Schedule 3.1(i) — Material Changes; Undisclosed Events, Liabilities or Developments
See Schedule 3.1(h).
Schedule 3.1(j) — Litigation
1. | The Company was contacted informally by the Pacific Regional Office of the Commission in March 2006 requesting the voluntary provision of documents concerning the reverse merger of Global-Wide Publication, Ltd. and Viaspace Technologies LLC in June 2005 (the “GW Merger”) and related matters. The Company provided documents in connection with the inquiry and is cooperating fully with this inquiry. |
2. | See Schedule 3.1(h). |
Schedule 3.1(l) — Compliance
See Schedule 3.1(h).
Schedule 3.1(n) — Title to Assets
1. | UCC-1 Financing Statement #22387631, dated September 17, 2002 filed in Delaware against Concentric Water Technology LLC by the Community Development Commission of the County of Los Angeles. |
2. | UCC-1 Financing Statement #42321927, dated August 13, 2004 filed in Delaware against Xxxxxx Sciences, Inc. by the Community Development Commission of the County of Los Angeles. |
Schedule 3.1(o) – Patents and Trademarks
The Company and its Subsidiaries are development stage companies and have yet to fully define their expected product and service offerings. As a result, the Company and its subsidiaries are not able to determine if the various product and service offerings that will be provided in the future will infringe any third party intellectual property.
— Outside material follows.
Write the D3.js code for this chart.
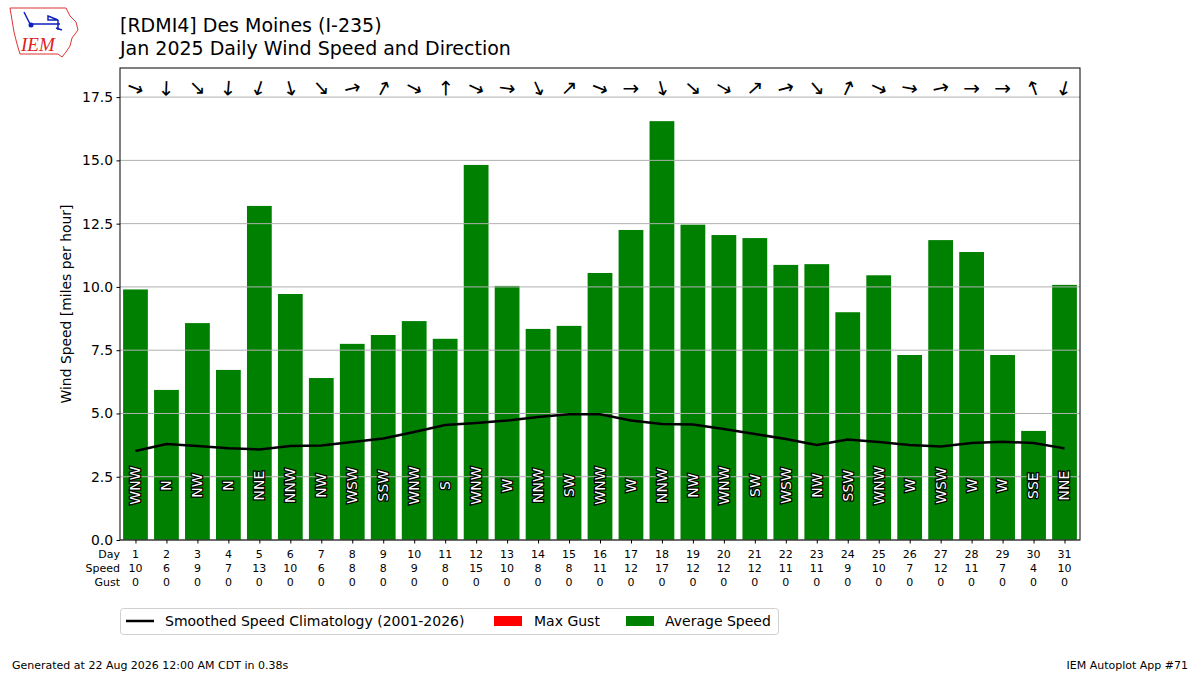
<!DOCTYPE html>
<html>
<head>
<meta charset="utf-8">
<script src="https://cdn.jsdelivr.net/npm/d3@7"></script>
<style>
  body { margin: 0; background: #fff; }
  svg { font-family: "DejaVu Sans", sans-serif; }
</style>
</head>
<body>
<div id="chart"></div>
<script>
const days = d3.range(1, 32);
const avgSpeed = [9.9, 5.93, 8.57, 6.72, 13.2, 9.72, 6.4, 7.75, 8.1, 8.65, 7.95, 14.82, 10.04, 8.34, 8.46, 10.55,
  12.25, 16.55, 12.46, 12.05, 11.93, 10.87, 10.9, 9.0, 10.46, 7.31, 11.85, 11.38, 7.31, 4.31, 10.08];
const maxGust = new Array(31).fill(0);
const windDir = [292, 2, 315, 5, 18, 345, 318, 256, 208, 298, 180, 295, 278, 336, 225, 292,
  270, 345, 312, 300, 228, 255, 320, 205, 295, 280, 257, 270, 270, 160, 15];
const dirLabels = ["WNW", "N", "NW", "N", "NNE", "NNW", "NW", "WSW", "SSW", "WNW", "S", "WNW", "W", "NNW", "SW", "WNW",
  "W", "NNW", "NW", "WNW", "SW", "WSW", "NW", "SSW", "WNW", "W", "WSW", "W", "W", "SSE", "NNE"];
const climo = [3.52, 3.79, 3.71, 3.63, 3.58, 3.71, 3.73, 3.87, 4.01, 4.27, 4.54, 4.62, 4.72, 4.86, 4.97, 4.97,
  4.72, 4.58, 4.56, 4.39, 4.19, 3.99, 3.75, 3.97, 3.87, 3.75, 3.69, 3.83, 3.88, 3.83, 3.62];
const yTicks = [0, 2.5, 5, 7.5, 10, 12.5, 15, 17.5];

class WindChart {
  constructor(container) {
    this.width = 1200;
    this.height = 675;
    this.svg = d3.select(container).append("svg").attr("width", this.width).attr("height", this.height);
    this.padding = { l: 120, r: 1080, t: 68, b: 540 };

    this.xScale = d3.scaleLinear().domain([0.5, 31.5]).range([this.padding.l, this.padding.r]);
    this.yScale = d3.scaleLinear().domain([0, 18.65]).range([this.padding.b, this.padding.t]);
    this.bw = (this.xScale(1.8) - this.xScale(1));

    this.drawLogo();
    this.drawTitle();
    this.drawBars();
    this.drawAxes();
    this.drawTable();
    this.drawLegend();
    this.drawFooter();
  }

  drawTitle() {
    const t = this.svg.append("g").attr("font-size", 19).attr("fill", "#000");
    t.append("text").attr("x", 120).attr("y", 32).text("[RDMI4] Des Moines (I-235)");
    t.append("text").attr("x", 120).attr("y", 55).text("Jan 2025 Daily Wind Speed and Direction");
  }

  drawBars() {
    const x = this.xScale, y = this.yScale;
    this.svg.append("g")
      .selectAll("rect")
      .data(avgSpeed)
      .join("rect")
      .attr("fill", "#008000")
      .attr("x", (d, i) => x(days[i]) - this.bw / 2)
      .attr("width", this.bw)
      .attr("y", (d) => y(d))
      .attr("height", (d) => y(0) - y(d));
    // gusts are all zero this month
    this.svg.append("g")
      .selectAll("rect")
      .data(maxGust)
      .join("rect")
      .attr("fill", "red")
      .attr("x", (d, i) => x(days[i]) - this.bw / 2)
      .attr("width", this.bw)
      .attr("y", (d) => y(d))
      .attr("height", (d) => y(0) - y(d));

    // grid over bars
    this.svg.append("g")
      .selectAll("line")
      .data(yTicks)
      .join("line")
      .attr("x1", this.padding.l)
      .attr("x2", this.padding.r)
      .attr("y1", (d) => y(d))
      .attr("y2", (d) => y(d))
      .attr("stroke", "#b0b0b0")
      .attr("stroke-width", 1);

    const line = d3.line().x((d, i) => x(days[i])).y((d) => y(d));
    this.svg.append("path")
      .datum(climo)
      .attr("d", line)
      .attr("fill", "none")
      .attr("stroke", "#000")
      .attr("stroke-width", 2.5);

    this.svg.append("g")
      .selectAll("text")
      .data(dirLabels)
      .join("text")
      .attr("transform", (d, i) => `translate(${x(days[i])},${y(2.15)}) rotate(-90)`)
      .attr("text-anchor", "middle")
      .attr("dy", "0.35em")
      .attr("font-size", 14)
      .attr("fill", "#fff")
      .attr("stroke", "#000")
      .attr("stroke-width", 2.5)
      .attr("paint-order", "stroke")
      .text((d) => d);

    // direction arrows point where the wind blows toward
    this.svg.append("g")
      .selectAll("text")
      .data(windDir)
      .join("text")
      .attr("transform", (d, i) => `translate(${x(days[i])},${y(17.85)}) rotate(${d + 90})`)
      .attr("text-anchor", "middle")
      .attr("dy", "0.32em")
      .attr("font-size", 20)
      .attr("fill", "#000")
      .text("\u2192");
  }

  drawAxes() {
    const yAxis = this.svg.append("g")
      .attr("transform", `translate(${this.padding.l},0)`)
      .call(d3.axisLeft(this.yScale).tickValues(yTicks).tickFormat(d3.format(".1f")).tickSizeOuter(0).tickSize(3.5).tickPadding(3.5));
    yAxis.select(".domain").remove();
    yAxis.selectAll("text").attr("font-size", 13.9).attr("font-family", "DejaVu Sans").attr("fill", "#000");
    yAxis.selectAll("line").attr("stroke", "#000");

    const xAxis = this.svg.append("g")
      .attr("transform", `translate(0,${this.padding.b})`)
      .call(d3.axisBottom(this.xScale).tickValues(days).tickFormat("").tickSizeOuter(0).tickSize(3.5));
    xAxis.select(".domain").remove();
    xAxis.selectAll("line").attr("stroke", "#000");

    this.svg.append("rect")
      .attr("x", this.padding.l)
      .attr("y", this.padding.t)
      .attr("width", this.padding.r - this.padding.l)
      .attr("height", this.padding.b - this.padding.t)
      .attr("fill", "none")
      .attr("stroke", "#000")
      .attr("stroke-width", 1);

    this.svg.append("text")
      .attr("transform", `translate(71,${(this.padding.t + this.padding.b) / 2}) rotate(-90)`)
      .attr("text-anchor", "middle")
      .attr("font-size", 13.9)
      .text("Wind Speed [miles per hour]");
  }

  drawTable() {
    const rows = [
      { name: "Day", vals: days.map(String) },
      { name: "Speed", vals: avgSpeed.map(d3.format(".0f")) },
      { name: "Gust", vals: maxGust.map(d3.format(".0f")) },
    ];
    const g = this.svg.append("g").attr("font-size", 11).attr("fill", "#000");
    rows.forEach((r, j) => {
      const yy = 558 + j * 14;
      g.append("text").attr("x", 120).attr("y", yy).attr("text-anchor", "end").text(r.name);
      g.selectAll(null)
        .data(r.vals)
        .join("text")
        .attr("x", (d, i) => this.xScale(days[i]))
        .attr("y", yy)
        .attr("text-anchor", "middle")
        .text((d) => d);
    });
  }

  drawLegend() {
    const g = this.svg.append("g").attr("font-size", 14);
    g.append("rect")
      .attr("x", 120.5).attr("y", 608.5).attr("width", 658).attr("height", 26).attr("rx", 3)
      .attr("fill", "#fff").attr("stroke", "#d0d0d0");
    g.append("line").attr("x1", 126).attr("x2", 154).attr("y1", 621).attr("y2", 621)
      .attr("stroke", "#000").attr("stroke-width", 2.5);
    g.append("text").attr("x", 165).attr("y", 626).text("Smoothed Speed Climatology (2001-2026)");
    g.append("rect").attr("x", 494).attr("y", 616).attr("width", 28).attr("height", 10).attr("fill", "red");
    g.append("text").attr("x", 534).attr("y", 626).text("Max Gust");
    g.append("rect").attr("x", 626).attr("y", 616).attr("width", 28).attr("height", 10).attr("fill", "#008000");
    g.append("text").attr("x", 665).attr("y", 626).text("Average Speed");
  }

  drawFooter() {
    const g = this.svg.append("g").attr("font-size", 11).attr("fill", "#000");
    g.append("text").attr("x", 12).attr("y", 669).text("Generated at 22 Aug 2026 12:00 AM CDT in 0.38s");
    g.append("text").attr("x", 1188).attr("y", 669).attr("text-anchor", "end").text("IEM Autoplot App #71");
  }

  drawLogo() {
    const g = this.svg.append("g");
    g.append("path")
      .attr("d", "M10,8 L66,8 L70,16 L76,22 L78,30 L72,38 L70,46 L66,52 L62,57 L58,54 L20,54 L17,44 L14,32 L12,20 Z")
      .attr("fill", "none").attr("stroke", "#d33").attr("stroke-width", 1);
    g.append("path")
      .attr("d", "M24,12 L28,20 L30,24 M30,24 L60,24 M48,16 L58,20 L48,20 Z M58,20 L58,30 M56,28 L62,30")
      .attr("fill", "none").attr("stroke", "#1020c0").attr("stroke-width", 1.5);
    g.append("circle").attr("cx", 31).attr("cy", 25).attr("r", 2.5).attr("fill", "#1020c0");
    g.append("text").attr("x", 21).attr("y", 51)
      .attr("font-family", "Liberation Serif").attr("font-style", "italic")
      .attr("font-size", 19).attr("fill", "#d22").text("IEM");
  }
}

new WindChart("#chart");
</script>
</body>
</html>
Schedule 3.1(r) – Xxxxxxxx-Xxxxx; Internal Accounting Controls
See Schedule 3.1(h).
Schedule 3.1(s) – Certain Fees
Gilford, as placement agent for the Company, is entitled to a fee of 8% of the Cash Portion of the Subscription Amount, less any fees paid to the Buyer, pursuant to that certain Engagement Letter dated September 12, 2006, as amended on November 1, 2006, by and between the Company and Gilford, as disclosed in the Company’s periodic report on Form 10-QSB for the period ending September 30, 2006.